-- Start Dataset extract --
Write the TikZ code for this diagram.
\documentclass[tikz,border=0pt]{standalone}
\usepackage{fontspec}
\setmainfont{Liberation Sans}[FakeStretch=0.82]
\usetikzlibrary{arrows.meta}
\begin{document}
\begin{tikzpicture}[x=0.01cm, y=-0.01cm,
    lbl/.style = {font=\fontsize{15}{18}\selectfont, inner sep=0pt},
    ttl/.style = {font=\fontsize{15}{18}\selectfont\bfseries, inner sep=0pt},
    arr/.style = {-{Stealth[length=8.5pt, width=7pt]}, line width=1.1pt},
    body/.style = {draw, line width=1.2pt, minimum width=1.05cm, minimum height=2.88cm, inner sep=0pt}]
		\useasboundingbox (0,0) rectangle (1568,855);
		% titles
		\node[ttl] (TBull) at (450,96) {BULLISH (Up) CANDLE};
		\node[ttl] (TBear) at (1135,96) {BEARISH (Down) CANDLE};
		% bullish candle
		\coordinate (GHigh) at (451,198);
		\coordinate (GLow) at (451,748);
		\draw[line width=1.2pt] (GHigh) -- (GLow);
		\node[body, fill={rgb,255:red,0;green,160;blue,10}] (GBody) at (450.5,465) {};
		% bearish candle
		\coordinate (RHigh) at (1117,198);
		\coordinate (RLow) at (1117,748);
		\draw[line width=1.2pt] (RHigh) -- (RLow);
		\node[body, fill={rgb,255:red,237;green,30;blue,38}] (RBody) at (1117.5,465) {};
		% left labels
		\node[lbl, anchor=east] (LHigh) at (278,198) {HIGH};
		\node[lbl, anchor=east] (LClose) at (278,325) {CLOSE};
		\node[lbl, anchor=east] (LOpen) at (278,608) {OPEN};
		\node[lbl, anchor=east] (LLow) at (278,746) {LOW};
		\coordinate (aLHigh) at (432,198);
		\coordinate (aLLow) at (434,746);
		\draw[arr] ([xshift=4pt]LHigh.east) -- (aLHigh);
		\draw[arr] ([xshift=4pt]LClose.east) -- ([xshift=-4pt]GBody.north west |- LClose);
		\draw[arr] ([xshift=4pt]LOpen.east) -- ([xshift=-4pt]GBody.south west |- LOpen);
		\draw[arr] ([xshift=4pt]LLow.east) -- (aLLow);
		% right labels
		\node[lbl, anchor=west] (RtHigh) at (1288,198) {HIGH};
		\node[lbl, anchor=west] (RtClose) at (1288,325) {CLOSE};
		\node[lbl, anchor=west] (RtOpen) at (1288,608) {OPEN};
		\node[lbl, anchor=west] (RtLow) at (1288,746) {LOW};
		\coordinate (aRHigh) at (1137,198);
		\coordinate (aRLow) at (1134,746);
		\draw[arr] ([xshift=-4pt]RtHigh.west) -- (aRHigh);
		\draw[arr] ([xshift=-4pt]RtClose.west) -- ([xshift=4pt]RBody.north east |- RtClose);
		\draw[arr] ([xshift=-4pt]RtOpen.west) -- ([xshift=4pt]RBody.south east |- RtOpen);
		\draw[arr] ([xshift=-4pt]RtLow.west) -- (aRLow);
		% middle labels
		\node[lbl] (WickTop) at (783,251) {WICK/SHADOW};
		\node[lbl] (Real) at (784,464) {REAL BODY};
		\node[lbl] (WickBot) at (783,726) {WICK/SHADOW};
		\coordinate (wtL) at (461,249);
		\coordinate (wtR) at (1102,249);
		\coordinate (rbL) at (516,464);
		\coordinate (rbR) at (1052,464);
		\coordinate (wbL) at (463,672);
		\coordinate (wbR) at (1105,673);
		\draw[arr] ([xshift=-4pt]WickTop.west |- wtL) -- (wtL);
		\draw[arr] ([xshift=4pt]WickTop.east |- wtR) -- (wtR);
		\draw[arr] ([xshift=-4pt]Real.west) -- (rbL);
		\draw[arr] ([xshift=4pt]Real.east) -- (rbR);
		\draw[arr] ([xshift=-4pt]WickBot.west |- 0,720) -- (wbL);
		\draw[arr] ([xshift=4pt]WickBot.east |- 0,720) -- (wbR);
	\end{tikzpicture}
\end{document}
-- End Dataset extract --
### Your goal
Go through the material above line by line and copy it exactly.

### Reply to the exercise
Write the TikZ code for this diagram.
\documentclass[tikz,border=0pt]{standalone}
\usepackage{fontspec}
\setmainfont{Liberation Sans}[FakeStretch=0.82]
\usetikzlibrary{arrows.meta}
\begin{document}
\begin{tikzpicture}[x=0.01cm, y=-0.01cm,
    lbl/.style = {font=\fontsize{15}{18}\selectfont, inner sep=0pt},
    ttl/.style = {font=\fontsize{15}{18}\selectfont\bfseries, inner sep=0pt},
    arr/.style = {-{Stealth[length=8.5pt, width=7pt]}, line width=1.1pt},
    body/.style = {draw, line width=1.2pt, minimum width=1.05cm, minimum height=2.88cm, inner sep=0pt}]
		\useasboundingbox (0,0) rectangle (1568,855);
		% titles
		\node[ttl] (TBull) at (450,96) {BULLISH (Up) CANDLE};
		\node[ttl] (TBear) at (1135,96) {BEARISH (Down) CANDLE};
		% bullish candle
		\coordinate (GHigh) at (451,198);
		\coordinate (GLow) at (451,748);
		\draw[line width=1.2pt] (GHigh) -- (GLow);
		\node[body, fill={rgb,255:red,0;green,160;blue,10}] (GBody) at (450.5,465) {};
		% bearish candle
		\coordinate (RHigh) at (1117,198);
		\coordinate (RLow) at (1117,748);
		\draw[line width=1.2pt] (RHigh) -- (RLow);
		\node[body, fill={rgb,255:red,237;green,30;blue,38}] (RBody) at (1117.5,465) {};
		% left labels
		\node[lbl, anchor=east] (LHigh) at (278,198) {HIGH};
		\node[lbl, anchor=east] (LClose) at (278,325) {CLOSE};
		\node[lbl, anchor=east] (LOpen) at (278,608) {OPEN};
		\node[lbl, anchor=east] (LLow) at (278,746) {LOW};
		\coordinate (aLHigh) at (432,198);
		\coordinate (aLLow) at (434,746);
		\draw[arr] ([xshift=4pt]LHigh.east) -- (aLHigh);
		\draw[arr] ([xshift=4pt]LClose.east) -- ([xshift=-4pt]GBody.north west |- LClose);
		\draw[arr] ([xshift=4pt]LOpen.east) -- ([xshift=-4pt]GBody.south west |- LOpen);
		\draw[arr] ([xshift=4pt]LLow.east) -- (aLLow);
		% right labels
		\node[lbl, anchor=west] (RtHigh) at (1288,198) {HIGH};
		\node[lbl, anchor=west] (RtClose) at (1288,325) {CLOSE};
		\node[lbl, anchor=west] (RtOpen) at (1288,608) {OPEN};
		\node[lbl, anchor=west] (RtLow) at (1288,746) {LOW};
		\coordinate (aRHigh) at (1137,198);
		\coordinate (aRLow) at (1134,746);
		\draw[arr] ([xshift=-4pt]RtHigh.west) -- (aRHigh);
		\draw[arr] ([xshift=-4pt]RtClose.west) -- ([xshift=4pt]RBody.north east |- RtClose);
		\draw[arr] ([xshift=-4pt]RtOpen.west) -- ([xshift=4pt]RBody.south east |- RtOpen);
		\draw[arr] ([xshift=-4pt]RtLow.west) -- (aRLow);
		% middle labels
		\node[lbl] (WickTop) at (783,251) {WICK/SHADOW};
		\node[lbl] (Real) at (784,464) {REAL BODY};
		\node[lbl] (WickBot) at (783,726) {WICK/SHADOW};
		\coordinate (wtL) at (461,249);
		\coordinate (wtR) at (1102,249);
		\coordinate (rbL) at (516,464);
		\coordinate (rbR) at (1052,464);
		\coordinate (wbL) at (463,672);
		\coordinate (wbR) at (1105,673);
		\draw[arr] ([xshift=-4pt]WickTop.west |- wtL) -- (wtL);
		\draw[arr] ([xshift=4pt]WickTop.east |- wtR) -- (wtR);
		\draw[arr] ([xshift=-4pt]Real.west) -- (rbL);
		\draw[arr] ([xshift=4pt]Real.east) -- (rbR);
		\draw[arr] ([xshift=-4pt]WickBot.west |- 0,720) -- (wbL);
		\draw[arr] ([xshift=4pt]WickBot.east |- 0,720) -- (wbR);
	\end{tikzpicture}
\end{document}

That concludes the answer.